The finals are tied heading into Game 5 for the first time since 2006, and the team winning the rebounding battle has won all four games. Boston used its advantage Thursday to score 20 second-chance points, doubling the Lakers' total.

"We need to do a better job next game on rebounding, putting bodies on people and not allowing them to get as many second-chance points as they did tonight," Lakers forward Pau Gasol said after Thursday's game. "You know, it's a key point. It's a key point that we have to understand, and we've got to do what it takes to control that."

Bryant and Gasol have provided much of the offense while Odom and Ron Artest continue to struggle. The Celtics have received much better balance, getting double-figure scoring off the bench Thursday from Davis and Nate Robinson, plus key contributions from Tony Allen and Rasheed Wallace.

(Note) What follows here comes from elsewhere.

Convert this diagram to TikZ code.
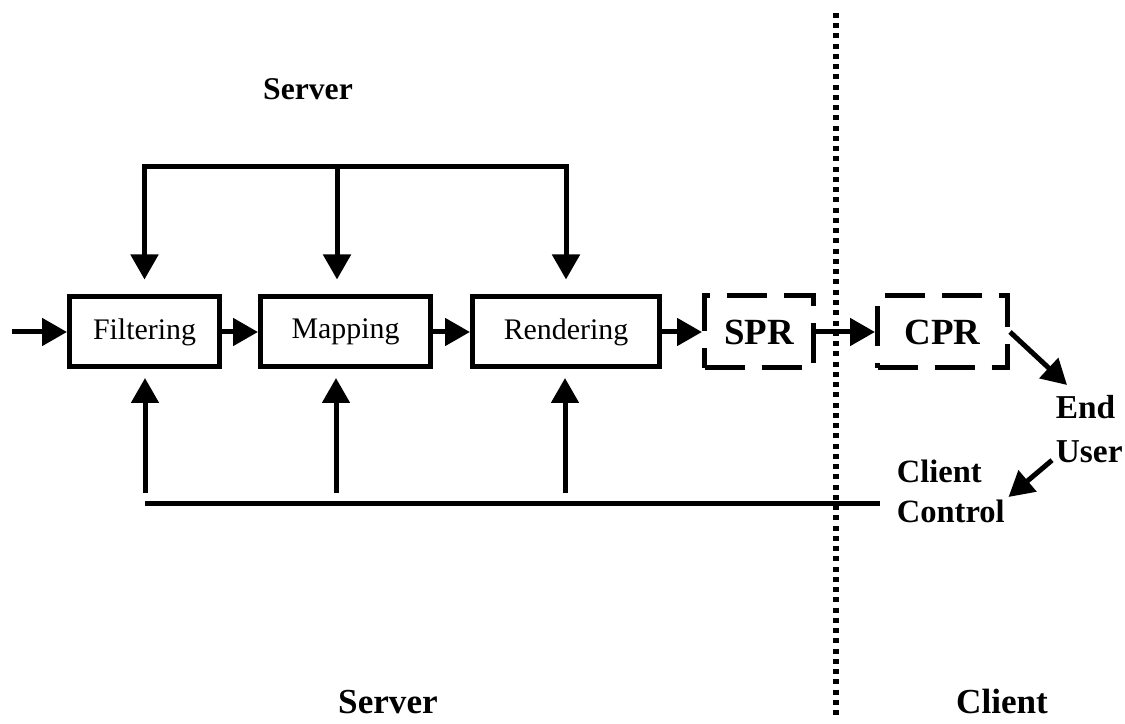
\documentclass[tikz,border=0pt]{standalone}
\usepackage{fontspec}
\setmainfont{Liberation Serif}
\usetikzlibrary{arrows.meta,positioning}
\tikzset{
  bloc/.style={rectangle, draw, line width=1mm, minimum height=1.4cm, inner sep=0pt,
               font=\fontsize{17}{20}\selectfont},
  blocpt/.style={bloc, minimum height=1.44cm, dash pattern=on 0.8cm off 0.34cm,
                 font=\bfseries\fontsize{21}{25}\selectfont},
  arr/.style={-{Triangle[length=0.5cm,width=0.54cm]}, line width=1mm},
  lien/.style={line width=1mm},
  pointille/.style={line width=0.11cm, dash pattern=on 0.1cm off 0.105cm},
  titre/.style={inner sep=2pt, font=\bfseries\fontsize{#1}{#1}\selectfont},
}

\begin{document}
\begin{tikzpicture}
  \useasboundingbox (0,0) rectangle (22.5,14.46);
  % separation serveur / client
  \coordinate (dh) at (16.72,14.2);
  \coordinate (db) at (16.72,0.1);
  \draw[pointille] (dh) -- (db);

  % chaine de traitement
  \node[bloc, minimum width=3cm] (filt) at (2.89,7.82) {Filtering};
  \node[bloc, minimum width=3.4cm, right=0.72cm of filt] (map) {Mapping};
  \node[bloc, minimum width=3.74cm, right=0.74cm of map] (rend) {Rendering};
  \node[blocpt, minimum width=2.18cm, right=0.8cm of rend] (spr) {SPR};
  \node[blocpt, minimum width=2.6cm, right=1.18cm of spr] (cpr) {CPR};

  \node[titre=18, anchor=base] (srvh) at (6.16,12.46) {Server};
  \node[titre=20, anchor=base] (srvb) at (7.76,0.2) {Server};
  \node[titre=20, anchor=base] (cli) at (20.04,0.2) {Client};
  \node[titre=19, anchor=base west, align=left, font=\bfseries\fontsize{19}{25}\selectfont]
    (eu) at (21.04,5.22) {End\\User};
  \node[titre=18, anchor=base west, align=left, font=\bfseries\fontsize{18.5}{22.7}\selectfont]
    (cc) at (17.86,4.02) {Client\\Control};

  \coordinate (in) at (0.24,7.82);
  \draw[arr] (in) -- (filt.west);
  \draw[arr] (filt) -- (map);
  \draw[arr] (map) -- (rend);
  \draw[arr] (rend) -- (spr);
  \draw[arr] (spr) -- (cpr);

  % commandes du haut
  \coordinate (h2) at (6.74,11.12);
  \draw[arr, shorten >=0.3cm] (h2) -| (filt);
  \draw[arr, shorten >=0.3cm] (h2) -| (rend);
  \draw[arr, shorten >=0.3cm] (h2) -- (h2 |- map.north);

  % retour client
  \coordinate (bg) at (2.9,4.4);
  \coordinate (b1) at (2.9,4.6);
  \coordinate (b2) at (6.72,4.6);
  \coordinate (b3) at (11.3,4.6);
  \draw[lien, shorten >=0.27cm] (bg) -- (bg -| cc.west);
  \draw[arr, shorten >=0.17cm] (b1) -- (b1 |- filt.south);
  \draw[arr, shorten >=0.17cm] (b2) -- (b2 |- map.south);
  \draw[arr, shorten >=0.17cm] (b3) -- (b3 |- rend.south);

  \coordinate (eut) at (21.34,6.76);
  \draw[arr] (cpr.east) -- (eut);
  \draw[arr] ([yshift=0.12cm]eu.south west) -- (cc.-6);
\end{tikzpicture}
\end{document}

"We call them the emotional group because they are, and on nights when their emotions and the stars and the moons are aligned right, they can be really effective," Rivers said. "You know, when they play hard and with that much intensity, something is going to happen."

Exterminator

Wallace's technical foul was upheld Friday, meaning both he and starting center Kendrick Perkins are one away from a seventh of the postseason that would trigger an automatic one-game suspension.

Either would be a big loss, but perhaps not as much as if the Lakers had to go without Bynum. They'd been able to get by with him limited to just 25 minutes per game during the postseason, but not against a team with the Celtics' collection of size.

"We'll just figure it out. I'm not sure how yet," Bryant said. "We've played without him obviously in the lineup before. We got a good rhythm going with him in the lineup. We'll just figure it out."